Optical metrology of sub-wavelength critical dimensions of lines on Si wafers

As semiconductor manufacturing progresses toward the 65 nm technology node, non-destructive characterization is required for the repeatable fabrication of devices. Optical metrology offers an advantageous solution in both cost and throughput, as the use of visible or uv light is less expensive to implement than scanning probe techniques and will offer greater flexibility as a parallel measurement process. The major impediment to using optics in the critical dimension (CD) metrology of features within the sub- wavelength regime is often thought to be the diffraction limit. However, comparisons of data to theoretical modeling can yield quantitative linewidth values. Simulations indicate that sensitivity to changes in CD below 20 nm is accessible by using structured illumination, for example reducing the illumination numerical aperture (INA).

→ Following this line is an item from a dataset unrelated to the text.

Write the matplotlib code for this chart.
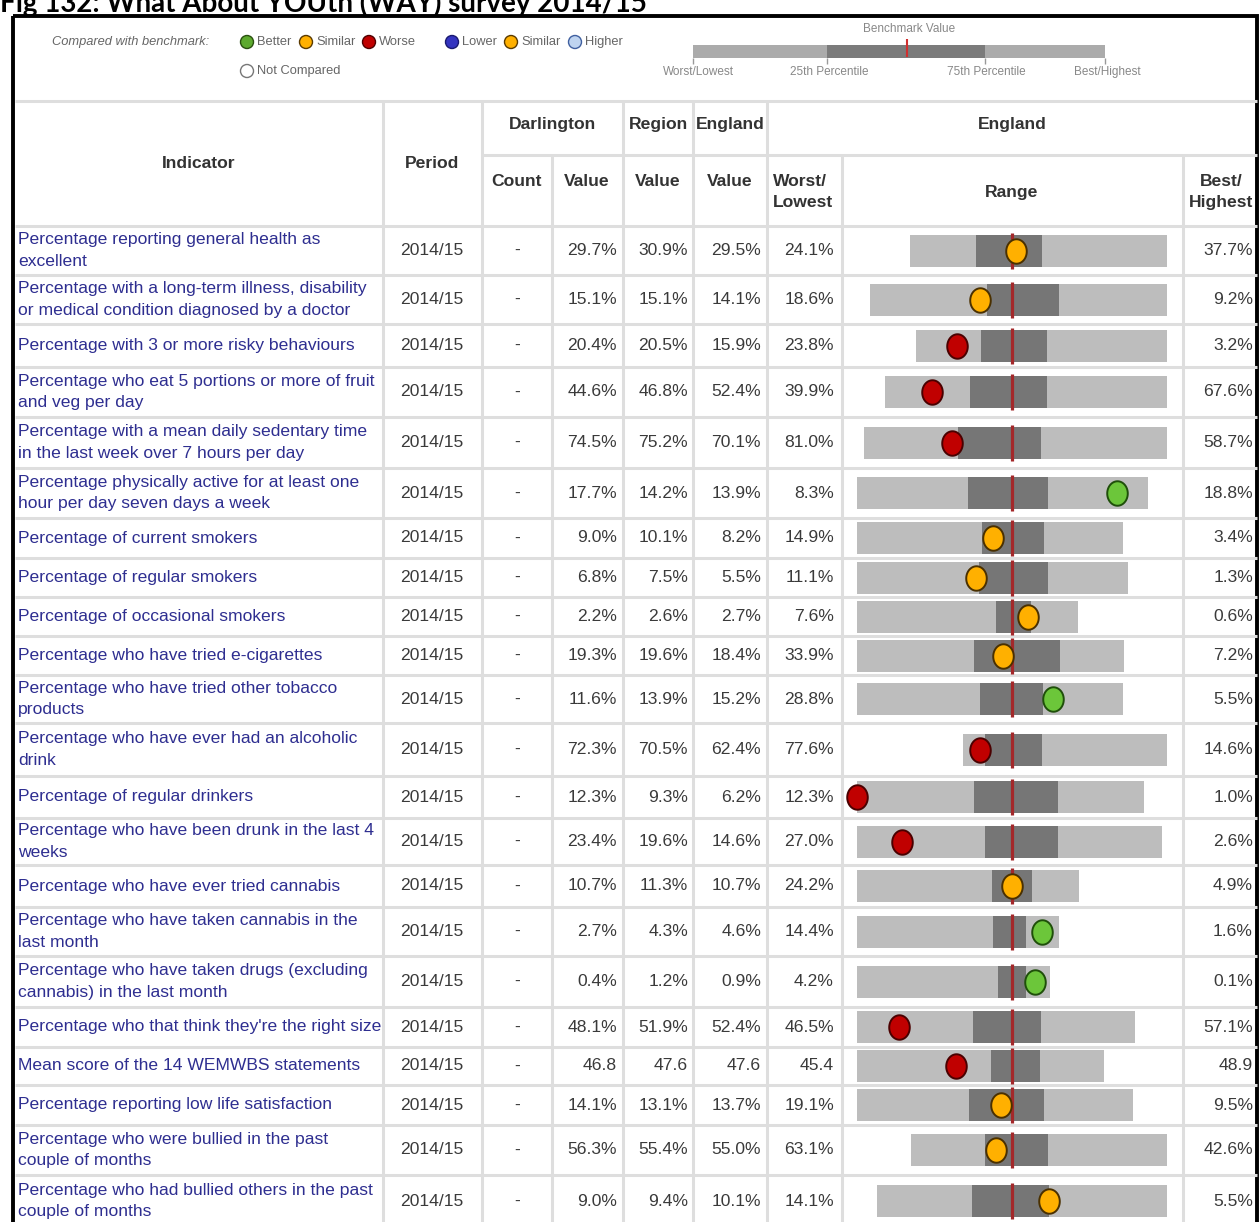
import numpy as np
import matplotlib.pyplot as plt
from matplotlib.patches import Rectangle, Circle
from matplotlib.path import Path

plt.rcParams['font.family'] = ['Liberation Sans', 'DejaVu Sans']

indicators = [
    "Percentage reporting general health as\nexcellent",
    "Percentage with a long-term illness, disability\nor medical condition diagnosed by a doctor",
    "Percentage with 3 or more risky behaviours",
    "Percentage who eat 5 portions or more of fruit\nand veg per day",
    "Percentage with a mean daily sedentary time\nin the last week over 7 hours per day",
    "Percentage physically active for at least one\nhour per day seven days a week",
    "Percentage of current smokers",
    "Percentage of regular smokers",
    "Percentage of occasional smokers",
    "Percentage who have tried e-cigarettes",
    "Percentage who have tried other tobacco\nproducts",
    "Percentage who have ever had an alcoholic\ndrink",
    "Percentage of regular drinkers",
    "Percentage who have been drunk in the last 4\nweeks",
    "Percentage who have ever tried cannabis",
    "Percentage who have taken cannabis in the\nlast month",
    "Percentage who have taken drugs (excluding\ncannabis) in the last month",
    "Percentage who that think they're the right size",
    "Mean score of the 14 WEMWBS statements",
    "Percentage reporting low life satisfaction",
    "Percentage who were bullied in the past\ncouple of months",
    "Percentage who had bullied others in the past\ncouple of months",
]
period = "2014/15"
darlington = [29.7, 15.1, 20.4, 44.6, 74.5, 17.7, 9.0, 6.8, 2.2, 19.3, 11.6,
              72.3, 12.3, 23.4, 10.7, 2.7, 0.4, 48.1, 46.8, 14.1, 56.3, 9.0]
region = [30.9, 15.1, 20.5, 46.8, 75.2, 14.2, 10.1, 7.5, 2.6, 19.6, 13.9,
          70.5, 9.3, 19.6, 11.3, 4.3, 1.2, 51.9, 47.6, 13.1, 55.4, 9.4]
england = [29.5, 14.1, 15.9, 52.4, 70.1, 13.9, 8.2, 5.5, 2.7, 18.4, 15.2,
           62.4, 6.2, 14.6, 10.7, 4.6, 0.9, 52.4, 47.6, 13.7, 55.0, 10.1]
worst = [24.1, 18.6, 23.8, 39.9, 81.0, 8.3, 14.9, 11.1, 7.6, 33.9, 28.8,
         77.6, 12.3, 27.0, 24.2, 14.4, 4.2, 46.5, 45.4, 19.1, 63.1, 14.1]
best = [37.7, 9.2, 3.2, 67.6, 58.7, 18.8, 3.4, 1.3, 0.6, 7.2, 5.5,
        14.6, 1.0, 2.6, 4.9, 1.6, 0.1, 57.1, 48.9, 9.5, 42.6, 5.5]
# (25th percentile = worse side)
p25 = [27.6, 14.9, 18.4, 48.3, 74.1, 12.3, 9.5, 6.7, 3.2, 22.2, 18.0,
       70.7, 7.7, 16.8, 12.4, 5.8, 1.2, 50.9, 47.3, 15.2, 57.2, 11.3]
p75 = [31.1, 12.6, 13.0, 55.8, 68.0, 15.2, 6.8, 4.2, 2.1, 13.6, 12.5,
       53.2, 4.4, 10.9, 9.0, 3.7, 0.6, 53.5, 48.0, 12.6, 52.1, 9.0]
compare = ['similar', 'similar', 'worse', 'worse', 'worse', 'better', 'similar',
           'similar', 'similar', 'similar', 'better', 'worse', 'worse', 'worse',
           'similar', 'better', 'better', 'worse', 'worse', 'similar', 'similar',
           'similar']
percent = [True] * 18 + [False] + [True] * 3

face = {'better': '#6CC63A', 'similar': '#FFB000', 'worse': '#C00000'}
edge = {'better': '#1F4F0A', 'similar': '#4A3000', 'worse': '#4A0000'}

W, H = 1260, 1222
fig = plt.figure(figsize=(W / 100, H / 100), dpi=100)
ax = fig.add_axes([0, 0, 1, 1])
ax.set_xlim(0, W)
ax.set_ylim(H, 0)
ax.axis('off')

row_edges = [226, 275, 324, 367, 417, 468, 518, 558, 597, 636, 675, 723, 776,
             818, 865, 907, 956, 1007, 1047, 1085, 1125, 1175, 1227]
grid = '#DEDEDE'
glw = 2.2

# title (cut at the top of the picture, as in the source)
ax.text(0, 12, "Fig 132: What About YOUth (WAY) survey 2014/15", fontsize=20,
        fontweight='bold', family=['Lato', 'DejaVu Sans'], va='baseline', ha='left')

# table grid
ax.hlines([101] + row_edges, 15, 1257, color=grid, lw=glw)
ax.hlines(155, 482, 1257, color=grid, lw=glw)
ax.vlines([383, 482, 623, 693, 767], 101, 1227, color=grid, lw=glw)
ax.vlines([552, 842, 1183], 155, 1227, color=grid, lw=glw)

# black frame
ax.add_patch(Rectangle((13, 16), 1244, 1220, fill=False, ec='black', lw=2.8))

# legend
lc = '#666666'
ax.text(52, 42, "Compared with benchmark:", fontsize=9.3, style='italic', color=lc, va='center')
items = [(247, 42, '#5DAA2E', '#2A5010', 'Better'), (306, 42, '#FFB000', '#5A3A00', 'Similar'),
         (369, 42, '#C00000', '#500000', 'Worse'), (452, 42, '#3434C0', '#1A1A70', 'Lower'),
         (511, 42, '#FFB000', '#5A3A00', 'Similar'), (575, 42, '#BFD4F0', '#4060A0', 'Higher'),
         (247, 71, 'white', '#777777', 'Not Compared')]
for x, y, fc, ec, lab in items:
    ax.add_patch(Circle((x, y), 6.5, fc=fc, ec=ec, lw=1.0))
    ax.text(x + 10, y, lab, fontsize=9.3, color=lc, va='center')

ax.add_patch(Rectangle((693, 45), 412, 13, fc='#ABABAB', ec='none'))
ax.add_patch(Rectangle((827, 45), 158, 13, fc='#7B7B7B', ec='none'))
ax.vlines(907, 39, 57, color='#D03030', lw=1.5)
ax.vlines([693, 827, 985, 1105], 58, 64, color='#999999', lw=1)
nf = ['Liberation Sans Narrow', 'Liberation Sans']
ax.text(909, 29, "Benchmark Value", fontsize=8.5, color='#888888', ha='center', va='center', family=nf)
for x, lab in [(698, "Worst/Lowest"), (829, "25th Percentile"), (986, "75th Percentile"), (1107, "Best/Highest")]:
    ax.text(x, 72, lab, fontsize=8.5, color='#888888', ha='center', va='center', family=nf)

# header
hc = '#333333'
fs = 12.6
ls = 1.55
hdr = dict(fontsize=fs, fontweight='bold', color=hc, ha='center', va='center')
ax.text(199, 163, "Indicator", **hdr)
ax.text(432, 163, "Period", **hdr)
ax.text(552, 124, "Darlington", **hdr)
ax.text(658, 124, "Region", **hdr)
ax.text(730, 124, "England", **hdr)
ax.text(1012, 124, "England", **hdr)
ax.text(517, 181, "Count", **hdr)
ax.text(587, 181, "Value", **hdr)
ax.text(658, 181, "Value", **hdr)
ax.text(730, 181, "Value", **hdr)
ax.text(773, 192, "Worst/\nLowest", fontsize=fs, fontweight='bold', color=hc,
        ha='left', va='center', linespacing=ls)
ax.text(1012, 192, "Range", **hdr)
ax.text(1221, 192, "Best/\nHighest", fontsize=fs, fontweight='bold', color=hc,
        ha='center', va='center', linespacing=ls)

# ellipse marker
t = np.linspace(0, 2 * np.pi, 60)
ell = Path(np.column_stack([0.84 * np.cos(t), np.sin(t)]), closed=True)


def fmt(v, pct):
    return f"{v:.1f}%" if pct else f"{v:.1f}"


tc = '#3A3A3A'
half = 155
for i in range(len(indicators)):
    top, bot = row_edges[i], row_edges[i + 1]
    yc = (top + bot) / 2
    ax.text(18, yc, indicators[i], fontsize=fs, color='#2E2E90', va='center',
            ha='left', linespacing=ls)
    ax.text(432, yc, period, fontsize=fs, color=tc, ha='center', va='center')
    ax.text(517, yc, "-", fontsize=fs, color=tc, ha='center', va='center')
    ax.text(617, yc, fmt(darlington[i], percent[i]), fontsize=fs, color=tc, ha='right', va='center')
    ax.text(688, yc, fmt(region[i], percent[i]), fontsize=fs, color=tc, ha='right', va='center')
    ax.text(761, yc, fmt(england[i], percent[i]), fontsize=fs, color=tc, ha='right', va='center')
    ax.text(834, yc, fmt(worst[i], percent[i]), fontsize=fs, color=tc, ha='right', va='center')
    ax.text(1253, yc, fmt(best[i], percent[i]), fontsize=fs, color=tc, ha='right', va='center')

    # spine chart for the row, centred on England value
    e = england[i]
    s = max(abs(e - worst[i]), abs(e - best[i]))
    h = bot - top
    sax = fig.add_axes([(1012 - half) / W, 1 - bot / H, 2 * half / W, h / H])
    sax.axis('off')
    sax.set_ylim(-h / 2, h / 2)
    if best[i] > worst[i]:
        sax.set_xlim(e - s, e + s)
    else:
        sax.set_xlim(e + s, e - s)
    lo, hi = min(worst[i], best[i]), max(worst[i], best[i])
    sax.barh(0, hi - lo, left=lo, height=32, color='#BDBDBD')
    qlo, qhi = min(p25[i], p75[i]), max(p25[i], p75[i])
    sax.barh(0, qhi - qlo, left=qlo, height=32, color='#767676')
    sax.vlines(e, -18, 18, color='#A3282A', lw=2.3)
    sax.scatter([darlington[i]], [0], marker=ell, s=310, c=face[compare[i]],
                edgecolors=edge[compare[i]], linewidths=1.4, zorder=5, clip_on=False)

fig.savefig("out.png", dpi=100)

To increase the rigor of this analysis, we have imaged single, isolated lines of Si on Si with \textit{$\lambda $}=546 nm light with an INA=0.11. Although the lines measured in this case range in width nominally from 200 nm to 950 nm, the engineered illumination demonstrated here is directly applicable to the extensibility of optical metrology to technologically relevant dimensions. We also demonstrate that CD sensitivity can be enhanced further by collecting images as a function of focus position, mining additional linewidth information contained in the three-dimensional interference field above the sample.